I begin to understand where the edge in Litwan’s wines come from.
I begin to understand where the edge in Litwan’s wines come from. “We should start talking about quality again and not only about how a wine is made,” he goes on. “Certainly it is not the ‘no sulfites added’ brand that makes a wine natural. Without sulfites there would be no life on the planet. I think the whole discussion has socio-cultural roots. If we hear about sulfur we think of the devil and the purgatory. To me such biblical connotations are dangerous.”
Still, compared to conventional winemaking and the amounts allowed by law, the sulfites added to Litwan’s wines are marginal, as are his cellar interventions generally. All his wines ferment spontaneously and rest in used oak barrels for a year before they are bottled unfiltered and unfined. “The quality of a wine is determined almost entirely by your work in the vineyard,” he is convinced. “All you do in the cellar will only diminish its expression.”

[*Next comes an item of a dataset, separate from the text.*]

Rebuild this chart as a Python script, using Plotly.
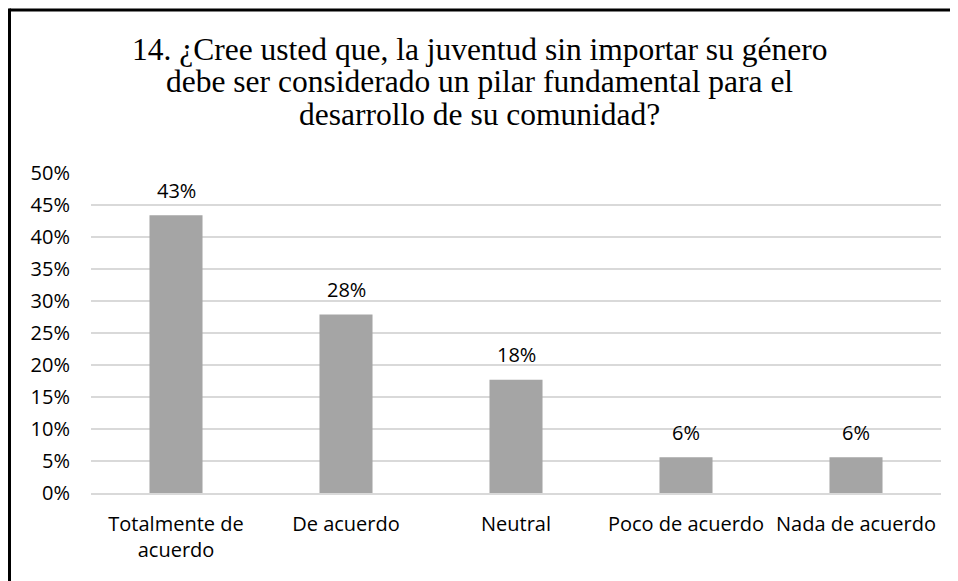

A glance at Litwan’s career path helps explain his thinking. After school, he first trained as a mason. At the end of the 1990s he did a stint as “guy Friday” at a small guest house near Chablis. There, he made friends with Samuel Billaud, who today runs one of the most reputable domaines of Chablis. While other 18-year-olds downed vodka Red Bull, the two young men were tasting the Burgundy grands crus in Samuel’s father’s cellar. “I quickly realized that artisanal and biodynamic wines had a lot more to offer in terms of their vibrance and certain spin than conventional wines,” Litwan recalls.
When he decided to study viticulture and make his own wines, there was no question Litwan would take a biodynamic approach. He trained with Jean-Daniel Schlaepfer of Domaine des Balisiers in Geneva. With the support of Pierre Masson, a godfather of the biodynamic movement, they converted their vineyards in the early 1990s. At the Center of Viticulture in Wädenswil, this was ill received. And as Litwan refused to conclude his senior year with a conventional producer, things escalated to a point where he left the country’s highest-regarded school to finish his studies in the French-speaking part of Switzerland.
When Litwan left Geneva to start his own venture in the Aargau, he remained resolutely on this path. Today, Litwan Wein produces roughly 15,000 bottles a year, of which 70% is Pinot Noir; the rest is Chardonnay and Müller-Thurgau. Litwan works mostly on his own, with the help of a few hands when needed. His early experience in Chablis had a deep, lasting impact on him. A clear, precise, northern Burgundy style is the unmistakable benchmark for everything he does.
Litwan’s prime cru for his whites, the Schinznach Wanne, for example, is a sheltered biotope in the shape of a bathtub (thus the German name Wanne) that yields as little as two barriques of Chardonnay in some vintages. We tasted the 2014 and the wine marched in like a White Walker. Its merciless cool-climate structure is reconciled by a gargantuan kaleidoscope of flavors, from tart apples, pears, and lime, to hibiscus flowers and nectar, to brioche and vanilla notes. The 2011 showed a bit rounder, displaying Riesling-like petrol scents, notes of honey and tangerines, lemon curd, roasted nuts, and butter cookies. The 2015 vintage was the fullest of those I tasted. It exhibited the most oak, vanilla, cocoa butter, a bit of coconut, subtle citrus notes, a hint of pineapple, and toasted white bread. In all three wines, the Jura acidity was higher than Kurt Cobain playing MTV Unplugged, and it almost goes without saying that the wines were bone dry. Each was distinct, but all blew me away with their captivating precision, incomparable salinity, and vibrating tension. There was sheer beauty in their undisguised austerity.
We make another stop, this time at Litwan’s most scenic vineyard. Auf der Mauer (“Atop the Wall”), in Oberflachs right next to Kasteln Castle, is built on a dry stone wall construction resembling the vineyards of the Côte-Rôtie. It is Litwan’s most sheltered, warmest, and driest vineyard. The vines here literally grow on rocks. Lizards bathe in the late September sun. Auf der Mauer yields the ripest Pinot Noirs and produces the fullest, spiciest wines in the portfolio. The 2012 was in top shape. Pale but healthy ruby, with notes of ripe strawberries, red cherries, dried cranberries, violets, dried Italian herbs, flint, hints of smoke and leather, dry, silky tannins, medium body, and, like all of Litwan’s wines, alcohol around 12.5% and that lip-smacking saltiness on an almost never-ending finish.
Litwan sells more than 90% of his wines on the domestic market, reconfirming the reputation the Swiss have for not really sharing their wines. Thus, the chances to get hold of a bottle abroad are quite slim. Naturally, it does not help that given all the difficulties of the season, the 2021 harvest was 80% smaller than average. At home, though, Litwan’s wines are found on the menus of virtually every grand house, including all of the Michelin three-starred restaurants in the country, Schloss Schauenstein, Cheval Blanc, and Hôtel de Ville — evidence that the best of Switzerland's hand-hewn wines have found their way to the top. Avant-gardists like Litwan are showing the way. Trained in a Burgundian tradition, they work with respect for nature, distilling the purest of the local terroir. Strong-headed and visionary, they follow a dream, and in doing so, leave their own footprint on the wine world.